- [OBJECTIVE]
Begin with the first line of the material and write out each line exactly, ending with the line that contains "import pandas as pd". Pictures are not part of the copy.

- [SOURCE DATA]

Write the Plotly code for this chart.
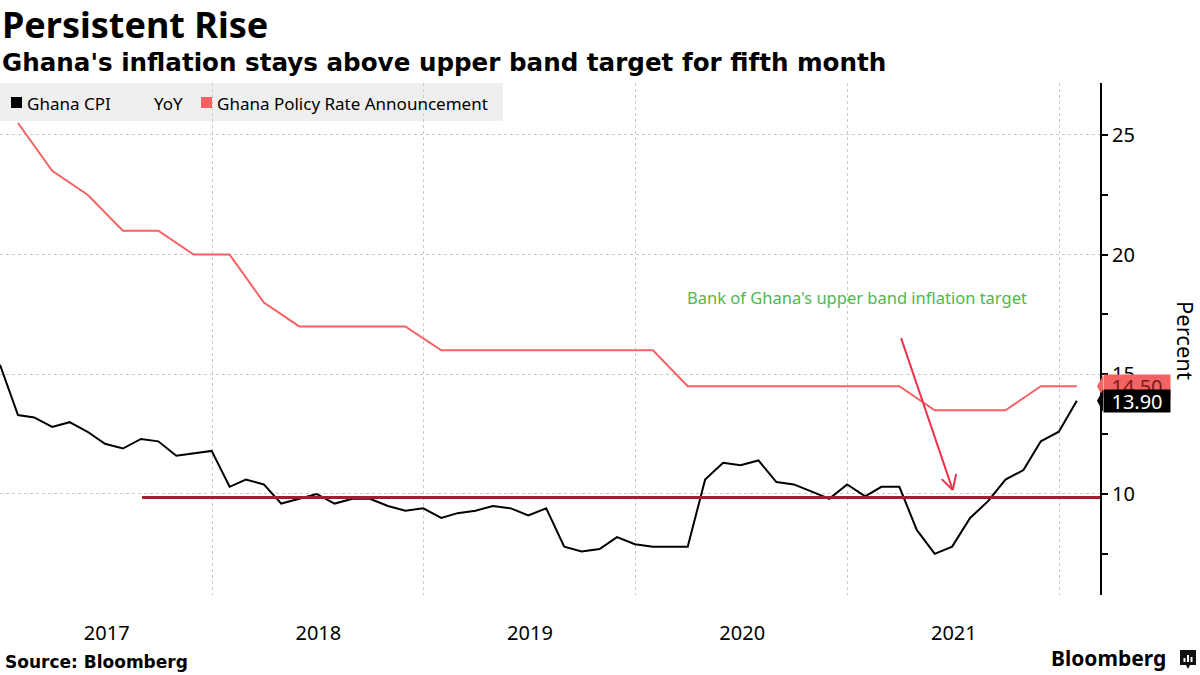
import plotly.graph_objects as go
import pandas as pd

# ---------------- data ----------------
cpi_start, cpi_end = "2016-12-31", "2022-01-31"
cpi_values = [15.4,
              13.3, 13.2, 12.8, 13.0, 12.6, 12.1, 11.9, 12.3, 12.2, 11.6, 11.7, 11.8,
              10.3, 10.6, 10.4, 9.6, 9.8, 10.0, 9.6, 9.8, 9.8, 9.5, 9.3, 9.4,
              9.0, 9.2, 9.3, 9.5, 9.4, 9.1, 9.4, 7.8, 7.6, 7.7, 8.2, 7.9,
              7.8, 7.8, 7.8, 10.6, 11.3, 11.2, 11.4, 10.5, 10.4, 10.1, 9.8, 10.4,
              9.9, 10.3, 10.3, 8.5, 7.5, 7.8, 9.0, 9.7, 10.6, 11.0, 12.2, 12.6,
              13.9]
policy_start, policy_end = "2017-01-31", "2022-01-31"
policy_values = [25.5, 23.5, 22.5, 21.0, 21.0, 20.0,
                 20.0, 18.0, 17.0, 17.0, 17.0, 17.0,
                 16.0, 16.0, 16.0, 16.0, 16.0, 16.0,
                 16.0, 14.5, 14.5, 14.5, 14.5, 14.5,
                 14.5, 14.5, 13.5, 13.5, 13.5, 14.5,
                 14.5]
target_rate = 9.85
year_labels = ["2017", "2018", "2019", "2020", "2021"]
year_label_dates = ["2017-07-03", "2018-07-03", "2019-07-03", "2020-07-03", "2021-07-03"]
year_bounds = ["2017-01-01", "2018-01-01", "2019-01-01", "2020-01-01", "2021-01-01", "2022-01-01"]
y_ticks = [10, 15, 20, 25]
y_minor = [7.5, 12.5, 17.5, 22.5]


def month_ends(a, b, step=1):
    try:
        return pd.date_range(a, b, freq=f"{step}ME")
    except Exception:
        return pd.date_range(a, b, freq=f"{step}M")


cpi_dates = month_ends(cpi_start, cpi_end)
policy_dates = month_ends(policy_start, policy_end, 2)

# ---------------- styling ----------------
FONT = "Noto Sans"
BOLD_FONT = "DejaVu Sans"
CPI_COLOR = "#000000"
POLICY_COLOR = "#f46363"
TARGET_COLOR = "#a51b30"
GRID = "#c9c9c9"

L, R, T, B = 0, 1100, 83, 595


def px(x):
    return (x - L) / (R - L)


def py(y):
    return (B - y) / (B - T)


fig = go.Figure()
fig.add_trace(go.Scatter(x=policy_dates, y=policy_values, mode="lines",
                         line=dict(color=POLICY_COLOR, width=2), name="Ghana Policy Rate Announcement"))
fig.add_trace(go.Scatter(x=cpi_dates, y=cpi_values, mode="lines",
                         line=dict(color=CPI_COLOR, width=2), name="Ghana CPI YoY"))

shapes = []
# legend background
shapes.append(dict(type="rect", xref="paper", yref="paper", x0=px(0), x1=px(503), y0=py(121), y1=py(83),
                   fillcolor="#efefef", line=dict(width=0), layer="below"))
shapes.append(dict(type="rect", xref="paper", yref="paper", x0=px(11), x1=px(22), y0=py(108), y1=py(97),
                   fillcolor=CPI_COLOR, line=dict(width=0)))
shapes.append(dict(type="rect", xref="paper", yref="paper", x0=px(201), x1=px(212), y0=py(108), y1=py(97),
                   fillcolor=POLICY_COLOR, line=dict(width=0)))
# upper band target line
shapes.append(dict(type="line", xref="x", yref="y", x0="2017-09-02", x1="2022-03-12",
                   y0=target_rate, y1=target_rate, line=dict(color=TARGET_COLOR, width=3)))
# arrow
ARROW = "#e8344c"
shapes.append(dict(type="line", xref="x", yref="y", x0="2021-04-03", y0=16.51, x1="2021-07-01", y1=10.17,
                   line=dict(color=ARROW, width=2)))
shapes.append(dict(type="line", xref="x", yref="y", x0="2021-06-12", y0=10.62, x1="2021-07-01", y1=10.17,
                   line=dict(color=ARROW, width=2)))
shapes.append(dict(type="line", xref="x", yref="y", x0="2021-07-07", y0=10.84, x1="2021-07-01", y1=10.17,
                   line=dict(color=ARROW, width=2)))
# last value notches
for val, col in ((policy_values[-1], POLICY_COLOR), (cpi_values[-1], "#000000")):
    shapes.append(dict(type="path", xref="paper", yref="y", xsizemode="pixel", ysizemode="pixel",
                       xanchor=px(1103), yanchor=val, path="M 0,11 L -6,0 L 0,-11 Z",
                       fillcolor=col, line=dict(width=0)))
# Bloomberg icon
shapes.append(dict(type="path", xref="paper", yref="paper",
                   path=(f"M {px(1180)},{py(650)} L {px(1196)},{py(650)} L {px(1196)},{py(665)} "
                         f"L {px(1190)},{py(665)} L {px(1188)},{py(669)} L {px(1186)},{py(665)} "
                         f"L {px(1180)},{py(665)} Z"),
                   fillcolor="#111111", line=dict(width=0)))
for bx, top in ((1184.5, 658), (1188, 655), (1191.5, 657)):
    shapes.append(dict(type="line", xref="paper", yref="paper", x0=px(bx), x1=px(bx), y0=py(662), y1=py(top),
                       line=dict(color="white", width=2)))

annotations = []


def text(x, y, s, size, color="#000000", bold=False, xanchor="left", yanchor="middle", family=FONT, **kw):
    annotations.append(dict(xref="paper", yref="paper", x=px(x), y=py(y), text=f"<b>{s}</b>" if bold else s,
                            showarrow=False, xanchor=xanchor, yanchor=yanchor,
                            font=dict(family=family, size=size, color=color), **kw))


text(0, 24, "Persistent Rise", 36, bold=True)
text(0, 62.5, "Ghana's inflation stays above upper band target for fifth month", 24.6, bold=True, family=BOLD_FONT)
text(25, 103, "Ghana CPI", 17)
text(152, 103, "YoY", 17)
text(215, 103, "Ghana Policy Rate Announcement", 17)
text(857, 297, "Bank of Ghana's upper band inflation target", 16.5, color="#4db84d", xanchor="center")
text(1186, 340, "Percent", 22, xanchor="center", textangle=90)
text(3, 662, "Source: Bloomberg", 17, bold=True, family=BOLD_FONT)
text(1168, 658, "Bloomberg", 21, bold=True, xanchor="right")

# last value labels
annotations.append(dict(xref="paper", yref="y", x=px(1103), y=policy_values[-1], xanchor="left", yanchor="middle",
                        text=f"{policy_values[-1]:.2f}", showarrow=False, bgcolor=POLICY_COLOR, width=66, height=22,
                        borderpad=0, font=dict(family=FONT, size=20, color="#7a1a1a")))
annotations.append(dict(xref="paper", yref="y", x=px(1103), y=cpi_values[-1], xanchor="left", yanchor="middle",
                        text=f"{cpi_values[-1]:.2f}", showarrow=False, bgcolor="#000000", width=66, height=22,
                        borderpad=0, font=dict(family=FONT, size=20, color="#ffffff")))

fig.update_layout(
    width=1200, height=675,
    margin=dict(l=L, r=1200 - R, t=T, b=675 - B),
    paper_bgcolor="white", plot_bgcolor="white",
    showlegend=False,
    font=dict(family=FONT, size=20, color="#000000"),
    shapes=shapes, annotations=annotations,
    xaxis=dict(type="date", range=["2016-12-31", "2022-03-12"],
               tickmode="array", tickvals=year_label_dates, ticktext=year_labels,
               showgrid=False, ticks="", showline=False, zeroline=False,
               tickfont=dict(family=FONT, size=20), ticklabelstandoff=24,
               minor=dict(tickmode="array", tickvals=year_bounds, showgrid=True, gridcolor=GRID,
                          griddash="dot", gridwidth=1, ticks="")),
    yaxis=dict(side="right", range=[5.78, 27.17], tickmode="array", tickvals=y_ticks,
               showgrid=True, gridcolor=GRID, griddash="dot", gridwidth=1, zeroline=False,
               showline=True, linecolor="#000000", linewidth=2,
               ticks="outside", ticklen=6, tickwidth=1.5, tickcolor="#000000",
               tickfont=dict(family=FONT, size=20),
               minor=dict(tickmode="array", tickvals=y_minor, ticks="outside", ticklen=6,
                          tickwidth=1.5, tickcolor="#000000", showgrid=False)),
)

fig.write_html("out.html")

- [RESPONSE]
Write the Plotly code for this chart.
import plotly.graph_objects as go
import pandas as pd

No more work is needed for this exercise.